How should buyers measure and action currency risks?

Calculator, calculation, foreign exchange rate, currency, risk, finance
Photo by Michal Jarmoluk

In a series of posts, we are exploring how buyers can add more value to their organizations by getting involved to currency risk management. In Part 3 of our series, we will focus on how buyers should measure and action currency risks. On previous parts, we made a brief introduction for buyers to currency risk. We discussed what currency risk means in general for the company on Part 1, and we examined the specifics of currency risk related to purchase contracts in more detail on Part 2.


Measuring exposure is a prerequisite for managing any risk, and currency risk is not an exception. Buyers should calculate the risk at their suppliers, and also at the suppliers of their suppliers. We will demonstrate it with a simple case.

 icon-pencil Case Study

An ideal starting point is the good old spend analysis. Let us imagine that we have classified our spend into eight categories according to type of goods or services. We will then need to assess the currency risk per each category. Let us assume the following.

  • Spend category 1: Major raw material. Sourced locally.
  • Spend category 2: Major service. Sourced locally.
  • Spend category 3: Local raw material supplier. They use a major commodity as raw material and process it further locally.
  • Spend category 4: Raw materials. Working with two suppliers: One local, the other one from Europe.
  • Spend category 5: Local raw material supplier. They are a distributor company importing from China and arranging logistics locally.
  • Spend category 6: Local supplier of maintenance services. Maintenance company has local workforce but they use spare parts from Europe.
  • Spend category 7: Foreign  supplier of raw materials. The company imports directly from Japan.
  • Spend category 8: Purchasing commodities from major exporters in country.

Spend categories 1 and 2 are quite straightforward and do not imply any currency risk. Category 7 is also straightforward, as direct imports will be fully in foreign currency. Remaining categories are interesting as they will consist of a mix in local and foreign currencies. Also, it is important that we measure the weight of each spend category in the company spend.

Currency risk, spend analysis, weight of each currency

For spend category 3, it is assumed that we work with a local raw material supplier, which uses major commodity as raw material and process it further locally. In this case buyer should discuss with the supplier and clarify share of raw material input in foreign currency and share of processing costs and margin in local currency.

For spend categories 5 and 6, buyers should again assess currency risk exposure for the suppliers. It could be quite high for distributors of import products, as their local currency denominated costs are simply customs brokerage fees, storage and transportation costs. It would not be a surprise to see their foreign currency denominated costs as high as 80-90%. Note that the maintenance services supplier in our example (category 6) has a higher rate of local currency denominated costs than the importer/distributor (category 5). The higher the value-added locally, the lower the costs in foreign currency.
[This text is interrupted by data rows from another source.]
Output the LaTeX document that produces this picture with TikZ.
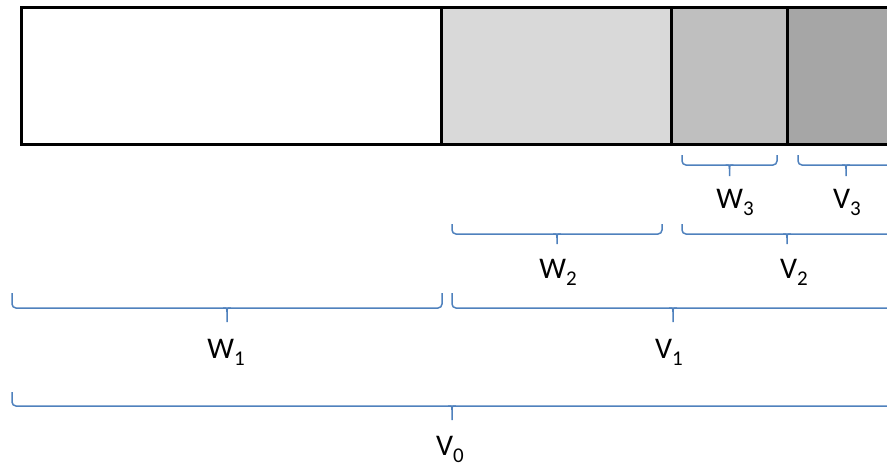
\documentclass[tikz,border=0pt]{standalone}
\usepackage{fontspec}
\setmainfont{Carlito}
\usepackage{tikz}
\usetikzlibrary{calc}

\definecolor{bracecol}{HTML}{4F81BD}
\definecolor{grayA}{HTML}{D9D9D9}
\definecolor{grayB}{HTML}{BFBFBF}
\definecolor{grayC}{HTML}{A6A6A6}

\newcommand{\lsub}[1]{\raisebox{-7pt}{\fontsize{21}{21}\selectfont #1}}
% brace under a span: ends (#1),(#2), hook height #3, tip depth #4
\newcommand{\wbrace}[4]{%
  \draw[brc,rounded corners=4pt] (#1) -- ($(#1)+(0,#3)$) -- ($(#2)+(0,#3)$) -- (#2);
  \draw[brc] ($(#1)!.5!(#2)+(-4,#3)$) .. controls ($(#1)!.5!(#2)+(0,#3)$) .. ($(#1)!.5!(#2)+(0,#3+4)$) -- ($(#1)!.5!(#2)+(0,#3+#4)$);
  \draw[brc] ($(#1)!.5!(#2)+(4,#3)$) .. controls ($(#1)!.5!(#2)+(0,#3)$) .. ($(#1)!.5!(#2)+(0,#3+4)$);
}

\begin{document}
\begin{tikzpicture}[x=1pt,y=-1pt,
  cell/.style={draw,line width=3pt,inner sep=0pt,minimum height=137pt},
  brc/.style={draw=bracecol,line width=1.5pt},
  lbl/.style={anchor=base,inner sep=0pt,font=\fontsize{30}{36}\selectfont}]
  \useasboundingbox (0,0) rectangle (887,466);
  \clip (0,0) rectangle (887,466);

  % the bar
  \node[cell,fill=white,minimum width=419.5pt] (c1) at (231.25,75.5) {};
  \node[cell,fill=grayA,minimum width=230pt] (c2) at (556,75.5) {};
  \node[cell,fill=grayB,minimum width=116.5pt] (c3) at (729.25,75.5) {};
  \node[cell,fill=grayC,minimum width=122.5pt] (c4) at (848.75,75.5) {};

  % brace end points
  \coordinate (w3l) at (682,155); \coordinate (w3r) at (777,155);
  \coordinate (v3l) at (798,155); \coordinate (v3r) at (894,155);
  \coordinate (w2l) at (452,224); \coordinate (w2r) at (662,224);
  \coordinate (v2l) at (682,224); \coordinate (v2r) at (892,224);
  \coordinate (w1l) at (12,293);  \coordinate (w1r) at (442,293);
  \coordinate (v1l) at (452,293); \coordinate (v1r) at (894,293);
  \coordinate (v0l) at (12,392);  \coordinate (v0r) at (892,392);

  \wbrace{w3l}{w3r}{10}{11}
  \wbrace{v3l}{v3r}{10}{11}
  \wbrace{w2l}{w2r}{10}{10}
  \wbrace{v2l}{v2r}{10}{10}
  \wbrace{w1l}{w1r}{15}{14}
  \wbrace{v1l}{v1r}{15}{14}
  \wbrace{v0l}{v0r}{14}{14}

  % labels
  \node[lbl] (lw3) at (735,208) {W\lsub{3}};
  \node[lbl] (lv3) at (847,208) {V\lsub{3}};
  \node[lbl] (lw2) at (558,278) {W\lsub{2}};
  \node[lbl] (lv2) at (794,278) {V\lsub{2}};
  \node[lbl] (lw1) at (226,358) {W\lsub{1}};
  \node[lbl] (lv1) at (669,358) {V\lsub{1}};
  \node[lbl] (lv0) at (450,455) {V\lsub{0}};
\end{tikzpicture}
\end{document}
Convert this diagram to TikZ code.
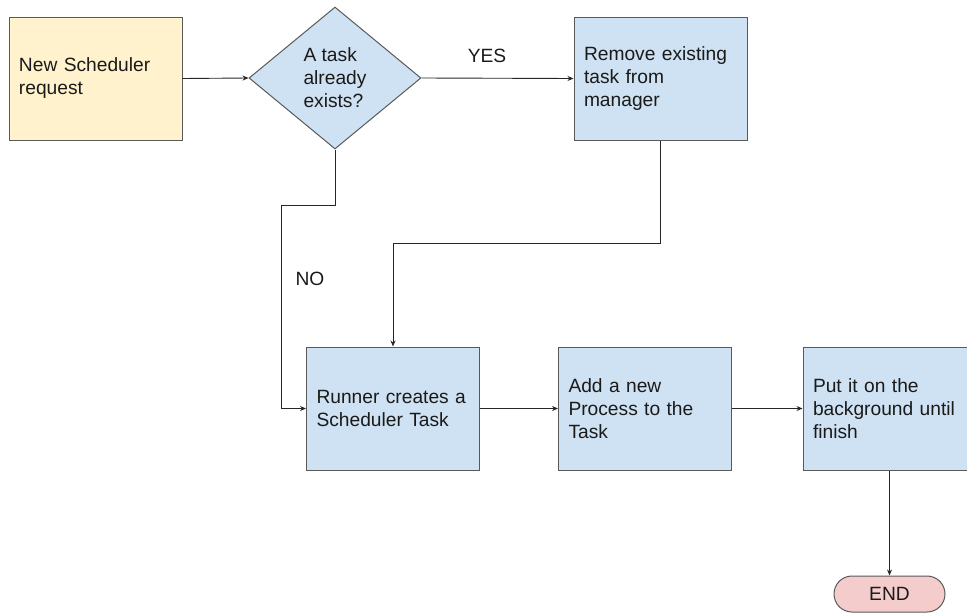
\documentclass[tikz,border=0pt]{standalone}
\usepackage{fontspec}
\setmainfont{Liberation Sans}
\usetikzlibrary{shapes.geometric,arrows.meta}
\definecolor{startfill}{HTML}{FFF2CC}
\definecolor{stepfill}{HTML}{CFE2F3}
\definecolor{endfill}{HTML}{F4CCCC}
\definecolor{edgegray}{HTML}{595959}
\definecolor{inkgray}{HTML}{1A1A1A}
\begin{document}
\begin{tikzpicture}[x=1pt,y=-1pt,
  every node/.style={font=\fontsize{19.2}{23}\selectfont, text=inkgray},
  stepbox/.style={draw=edgegray, line width=1pt, fill=stepfill, rectangle,
    minimum width=173pt, minimum height=123pt, inner xsep=10pt, inner ysep=0pt,
    text width=153pt, align=left},
  decision/.style={draw=edgegray, line width=1pt, fill=stepfill, diamond,
    minimum width=172pt, minimum height=142pt, inner sep=0pt, align=left},
  terminal/.style={draw=edgegray, line width=1pt, fill=endfill, rectangle,
    rounded corners=18pt, minimum width=111pt, minimum height=36pt, inner sep=0pt},
  flow/.style={draw=black!85, line width=0.9pt, -{Stealth[length=6pt,width=5pt]}},
  tag/.style={inner sep=0pt}
]
\useasboundingbox (0,0) rectangle (967,613);

% boxes
\node[stepbox, fill=startfill] (req) at (95.5,78.5) {New Scheduler\\request};
\node[decision] (exists) at (335,78) {A task\\already\\exists?};
\node[stepbox] (remove) at (660.5,78.5) {Remove existing\\task from\\manager};
\node[stepbox] (runner) at (393,408.5) {Runner creates a\\Scheduler Task};
\node[stepbox] (addproc) at (645,408.5) {Add a new\\Process to the\\Task};
\node[stepbox] (bg) at (889.5,408.5) {Put it on the\\background until\\finish};
\node[terminal] (finish) at (889.5,594) {END};

% branch bends
\coordinate (noA) at (335,205);
\coordinate (noB) at (281,205);
\coordinate (noC) at (281,408.5);
\coordinate (yesA) at (660.5,243);
\coordinate (yesB) at (393,243);

% connectors
\draw[flow] (req.east) -- (exists.west);
\draw[flow] (exists.east) -- (remove.west);
\draw[flow] (exists.south) -- (noA) -- (noB) -- (noC) -- (runner.west);
\draw[flow] (remove.south) -- (yesA) -- (yesB) -- (runner.north);
\draw[flow] (runner.east) -- (addproc.west);
\draw[flow] (addproc.east) -- (bg.west);
\draw[flow] (bg.south) -- (finish.north);

% branch labels
\node[tag] (yes) at (487,56) {YES};
\node[tag] (no) at (310,279) {NO};
\end{tikzpicture}
\end{document}
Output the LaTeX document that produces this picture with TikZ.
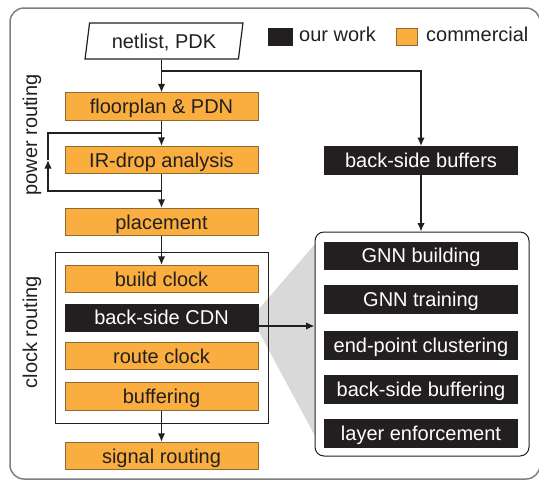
\documentclass[tikz,border=0pt]{standalone}
\usepackage{fontspec}
\setmainfont{Liberation Sans}
\usetikzlibrary{arrows.meta,shapes.geometric}
\definecolor{orng}{HTML}{F9AE3F}
\definecolor{orngline}{HTML}{8C6A30}
\definecolor{ink}{HTML}{231F20}
\definecolor{wedgegray}{HTML}{D9D9D9}
\definecolor{framegray}{HTML}{7F7F7F}
\tikzset{
  txt/.style={font=\fontsize{20}{23}\selectfont, text=ink},
  captxt/.style={txt, text height=14.3pt, text depth=0pt},
  combox/.style={captxt, fill=orng, draw=orngline, line width=0.8pt, minimum width=193pt, minimum height=27.5pt, inner sep=0pt},
  ourbox/.style={captxt, fill=ink, draw=ink, text=white, minimum width=193pt, minimum height=27.5pt, inner sep=0pt},
  arr/.style={line width=1.4pt, draw=ink, -{Latex[length=8.5pt,width=7.5pt]}},
  wire/.style={line width=1.4pt, draw=ink},
}
\begin{document}
\begin{tikzpicture}[x=1pt,y=-1pt]
\useasboundingbox (0,0) rectangle (539,480);
\begin{scope}
\clip (0,0) rectangle (539,480);
\draw[framegray, line width=1.5pt, rounded corners=14pt] (10,8) rectangle (540,479);
\end{scope}

% legend
\node[fill=ink, draw=ink, minimum width=24pt, minimum height=17pt, inner sep=0pt] (lgo) at (280,36.5) {};
\node[captxt, anchor=west, inner sep=0pt] (lgot) at (299,34.5) {our work};
\node[fill=orng, draw=orngline, line width=0.8pt, minimum width=21pt, minimum height=17pt, inner sep=0pt] (lgc) at (406.5,36.5) {};
\node[captxt, anchor=west, inner sep=0pt] (lgct) at (426,34.5) {commercial};

% input
\node[captxt, trapezium, trapezium left angle=77.5, trapezium right angle=102.5, trapezium stretches=true, draw=ink, line width=1.2pt, fill=white, minimum width=158pt, minimum height=36pt, inner sep=0pt] (net) at (164,41) {netlist, PDK};

% side labels
\node[txt, rotate=90] (pwr) at (32,135) {power routing};
\node[txt, rotate=90] (clkl) at (32,332) {clock routing};

% zoom wedge
\fill[wedgegray] (258,310) -- (315,244) -- (315,436) -- (258,330) -- cycle;

% clock routing group
\node[draw=ink, line width=1pt, minimum width=213pt, minimum height=171pt, inner sep=0pt] (clk) at (161.5,337.5) {};

% main flow
\node[combox] (fp) at (161.5,106.5) {floorplan \& PDN};
\node[combox] (ir) at (161.5,160) {IR-drop analysis};
\node[combox] (pl) at (161.5,222) {placement};
\node[combox] (bc) at (161.5,279) {build clock};
\node[ourbox] (cdn) at (161.5,317.5) {back-side CDN};
\node[combox] (rc) at (161.5,356) {route clock};
\node[combox] (bf) at (161.5,396.5) {buffering};
\node[combox] (sr) at (161.5,456) {signal routing};

% right column
\node[ourbox] (bsb) at (421,160) {back-side buffers};
\node[draw=ink, line width=1pt, fill=white, rounded corners=9pt, minimum width=214pt, minimum height=224pt, inner sep=0pt] (gnn) at (422,344) {};
\node[ourbox] (g1) at (421,255.5) {GNN building};
\node[ourbox] (g2) at (421,299) {GNN training};
\node[ourbox] (g3) at (421,345) {end-point clustering};
\node[ourbox] (g4) at (421,389) {back-side buffering};
\node[ourbox] (g5) at (421,433) {layer enforcement};

% connectors
\coordinate (br) at (161.5,71);
\coordinate (lpb) at (161.5,191);
\coordinate (lpm) at (48,160);
\coordinate (lpt) at (161.5,133);
\coordinate (cdnout) at (258,326);
\draw[arr] (net.south -| fp.north) -- (fp.north);
\draw[arr] (br) -| (bsb.north);
\draw[arr] (fp.south) -- (ir.north);
\draw[arr] (ir.south) -- (pl.north);
\draw[arr] (lpb) -| (lpm);
\draw[wire] (lpm) |- (lpt);
\draw[arr] (pl.south) -- (bc.north);
\draw[arr] (bf.south) -- (sr.north);
\draw[arr] (bsb.south) -- (gnn.north -| bsb.south);
\draw[arr] (cdnout) -- (cdnout -| gnn.west);
\end{tikzpicture}
\end{document}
Now that we have analyzed spend categories in detail, the next step is calculating total spend in each currency by applying weight of each spend. The calculation shows that 64% of the spend is in local currency for this case. In other words, there is a currency exposure of 36%. You may have a look at the spreadsheet to see how these ratios were calculated.

Currency risk, analysis of spend, US dollars, Local Currency, Euros

Buyers should always have an update analysis of spend in terms of currency. They should share this information with their finance department and align a common strategy. Finance departments may choose to take these risks or to mitigate them through various techniques, such as financial statement management tools, as we have seen in Part 1 of these series, or financial derivative instruments, such as currency swaps, future contracts, option contracts, etc.

 icon-key Key Learnings

  1. Avoid hidden costs for currency risk contingencies on your supply contracts. Encourage suppliers to share information transparently.
  2. Cooperate with suppliers to mitigate risks in most cost-efficient ways, through balance sheet management and hedging through financial derivatives at your or supplier’s side.
  3. Measure and demonstrate residual currency risks and consult with your finance department regarding further steps.